As you know if you read my blog, I essentially gave up on web-based apps for my students a couple of years ago, and have moved all my class activity to the Canvas system or a Canvas-based LTI within that system (with the exception of one Honors blog).

As the author of Insidious Pedagogy, this has been a painful, soul-searching path leading to closing my classes. Since the beginnings (I started teaching online in 1998), I have encouraged faculty to put their pedagogy first, to find ways to force the technologies to do what you want. As an early fan of pedagogies that emphasize constructivism and connectivism, I have experimented with many formats (contract grading, connectivist learning, open blogging). If you’ve heard of Ning, Glogster, Dellicious, Blip,tv, Blabberize, Elgg, Eyejot, GoAnimate, Lingr, Mind42, MyPlick, Overstream, Plotagon, Plupper, Screenr, Slideshare, Trialmeme, and Posterous, you have some idea of what I’ve tried.

My college went over to Canvas in the wave of California Community Colleges who’d been made an offer we couldn’t refuse. As California began to standardize its online college education, mass media began to cover the concerns I’d had all along about student privacy and exposure in online environments. I no longer had any arguments to answer those who objected to students working on the open web, even as the web was closing.

So whatever else Facebook and Google have done (and none of it struck me as exceptional or unusual), they have underlined my concerns about students working openly, and undermined public confidence in living portions of our lives on the web. We were so concerned about not being sold by Learning Management Systems that we were sold by the very providers who gave us freedom.

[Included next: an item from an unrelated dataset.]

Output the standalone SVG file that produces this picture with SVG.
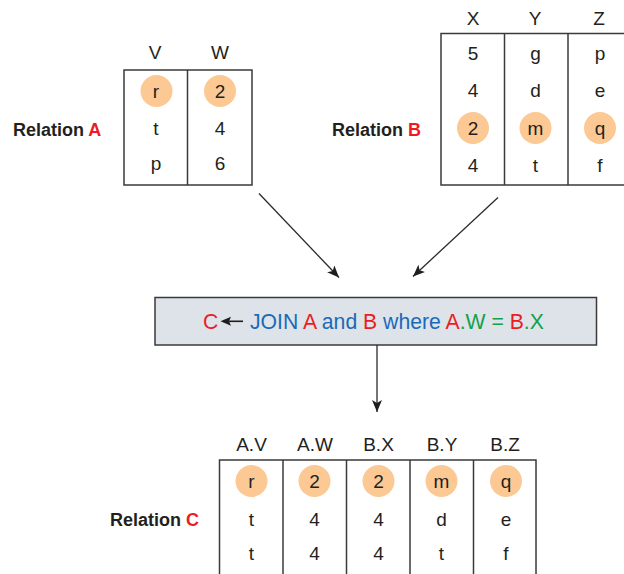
<svg xmlns="http://www.w3.org/2000/svg" width="624" height="574" viewBox="0 0 624 574">
<defs>
<style>
.t{font-family:"Liberation Sans Narrow","Liberation Sans",Arial,sans-serif;font-size:19px;fill:#231f20;text-anchor:middle}
.lbl{font-family:"Liberation Sans Narrow","Liberation Sans",Arial,sans-serif;font-size:18px;font-weight:bold;fill:#231f20}
.j{font-family:"Liberation Sans Narrow","Liberation Sans",Arial,sans-serif;font-size:21.2px}
.red{fill:#ed1c24}
.blue{fill:#1b6ab8}
.green{fill:#12a14b}
.tbl{fill:#fff;stroke:#3a3a3a;stroke-width:1.5}
.div{stroke:#3a3a3a;stroke-width:1.5}
.hl{fill:#fcc994}
.conn{stroke:#2b2b2b;stroke-width:1.3;fill:none;marker-end:url(#ah)}
</style>
<marker id="ah" viewBox="0 0 12 10" refX="12" refY="5" markerWidth="12" markerHeight="10" markerUnits="userSpaceOnUse" orient="auto">
<path d="M0,0 L12,5 L0,10 L3,5 z" fill="#1e1e1e"/>
</marker>
</defs>
<rect width="624" height="574" fill="#fff"/>

<g id="relationA">
<text class="lbl" x="13" y="135.5">Relation <tspan class="red">A</tspan></text>
<text class="t" x="155" y="59">V</text>
<text class="t" x="220" y="59">W</text>
<rect class="tbl" x="124" y="70" width="128" height="115"/>
<line class="div" x1="187.5" y1="70" x2="187.5" y2="185"/>
<circle class="hl" cx="156.5" cy="91" r="16"/>
<circle class="hl" cx="220" cy="91" r="16"/>
<text class="t" x="156" y="98">r</text>
<text class="t" x="220" y="98">2</text>
<text class="t" x="156" y="135">t</text>
<text class="t" x="220" y="135">4</text>
<text class="t" x="156" y="170">p</text>
<text class="t" x="220" y="170">6</text>
</g>

<g id="relationB">
<text class="lbl" x="332" y="135.5">Relation <tspan class="red">B</tspan></text>
<text class="t" x="473" y="25">X</text>
<text class="t" x="535" y="25">Y</text>
<text class="t" x="599" y="25">Z</text>
<rect class="tbl" x="441" y="33.5" width="200" height="151.5"/>
<line class="div" x1="504.5" y1="33.5" x2="504.5" y2="185"/>
<line class="div" x1="568" y1="33.5" x2="568" y2="185"/>
<circle class="hl" cx="473" cy="128" r="16"/>
<circle class="hl" cx="535.5" cy="128" r="16"/>
<circle class="hl" cx="600" cy="128" r="16"/>
<text class="t" x="473" y="60">5</text>
<text class="t" x="535.5" y="60">g</text>
<text class="t" x="600" y="60">p</text>
<text class="t" x="473" y="97">4</text>
<text class="t" x="535.5" y="97">d</text>
<text class="t" x="600" y="97">e</text>
<text class="t" x="473" y="135">2</text>
<text class="t" x="535.5" y="135">m</text>
<text class="t" x="600" y="135">q</text>
<text class="t" x="473" y="172">4</text>
<text class="t" x="535.5" y="172">t</text>
<text class="t" x="600" y="172">f</text>
</g>

<g id="join">
<rect x="155" y="297.5" width="441.5" height="47.5" fill="#dde3e9" stroke="#3a3a3a" stroke-width="1.5"/>
<text class="j red" x="203" y="329">C</text>
<line x1="229" y1="321.3" x2="243" y2="321.3" stroke="#1e1e1e" stroke-width="1.6"/>
<path d="M220.5,321.3 L231,316.8 L229,321.3 L231,325.8 z" fill="#1e1e1e"/>
<text class="j" x="250" y="329"><tspan class="blue">JOIN </tspan><tspan class="red">A</tspan><tspan class="blue"> and </tspan><tspan class="red">B</tspan><tspan class="blue"> where </tspan><tspan class="red">A</tspan><tspan class="green">.W = </tspan><tspan class="red">B</tspan><tspan class="green">.X</tspan></text>
</g>

<g id="relationC">
<text class="lbl" x="110" y="525.5">Relation <tspan class="red">C</tspan></text>
<text class="t" x="251.5" y="451">A.V</text>
<text class="t" x="315" y="451">A.W</text>
<text class="t" x="378.5" y="451">B.X</text>
<text class="t" x="442" y="451">B.Y</text>
<text class="t" x="505" y="451">B.Z</text>
<rect class="tbl" x="219.5" y="460" width="316.5" height="130"/>
<line class="div" x1="283" y1="460" x2="283" y2="590"/>
<line class="div" x1="346.5" y1="460" x2="346.5" y2="590"/>
<line class="div" x1="410" y1="460" x2="410" y2="590"/>
<line class="div" x1="473.5" y1="460" x2="473.5" y2="590"/>
<circle class="hl" cx="251.5" cy="481" r="16"/>
<circle class="hl" cx="314.5" cy="481" r="16"/>
<circle class="hl" cx="378.5" cy="481" r="16"/>
<circle class="hl" cx="441.5" cy="481" r="16"/>
<circle class="hl" cx="506" cy="481" r="16"/>
<text class="t" x="251.5" y="488">r</text>
<text class="t" x="314.5" y="488">2</text>
<text class="t" x="378.5" y="488">2</text>
<text class="t" x="441.5" y="488">m</text>
<text class="t" x="506" y="488">q</text>
<text class="t" x="251.5" y="526">t</text>
<text class="t" x="314.5" y="526">4</text>
<text class="t" x="378.5" y="526">4</text>
<text class="t" x="441.5" y="526">d</text>
<text class="t" x="506" y="526">e</text>
<text class="t" x="251.5" y="560">t</text>
<text class="t" x="314.5" y="560">4</text>
<text class="t" x="378.5" y="560">4</text>
<text class="t" x="441.5" y="560">t</text>
<text class="t" x="506" y="560">f</text>
</g>

<g id="connectors">
<line class="conn" x1="259" y1="193.5" x2="339" y2="277.5"/>
<line class="conn" x1="498" y1="197.5" x2="413" y2="276.5"/>
<line class="conn" x1="377" y1="345" x2="377" y2="412"/>
</g>
</svg>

Educators who persist in using social media for the classes are not just outliers in ed tech anymore – they are now collaborators in the dissemination and sale of student information and data. Stalwarts who object to online teaching and web-based learning can now say, “see? it isn’t safe!” Anything not in a protected, encrypted, controlled system is rightly suspect.

We’ve lost, and to me that has meant not only abandoning my own open classwork and my own research in educational trends but a return to subversion inside the system.

My pedagogical focus now is creating encouraging environments and meaningful tasks for students that take advantage of system-based automation while allowing for freedom of pursuits. It’s the hardest thing I’ve ever done in ed tech — Canvas forces me to take my place as a nobody functionary, a foot soldier following orders, with limited creativity and continual frustration. It’s one of the worst LMSs ever created, with a “community” deluded into thinking we help improve it. When my head is flat from pounding it against Canvas walls, I try to remind myself it’s like making a movie during the Hays Code.

But doing anything else isn’t moving forward.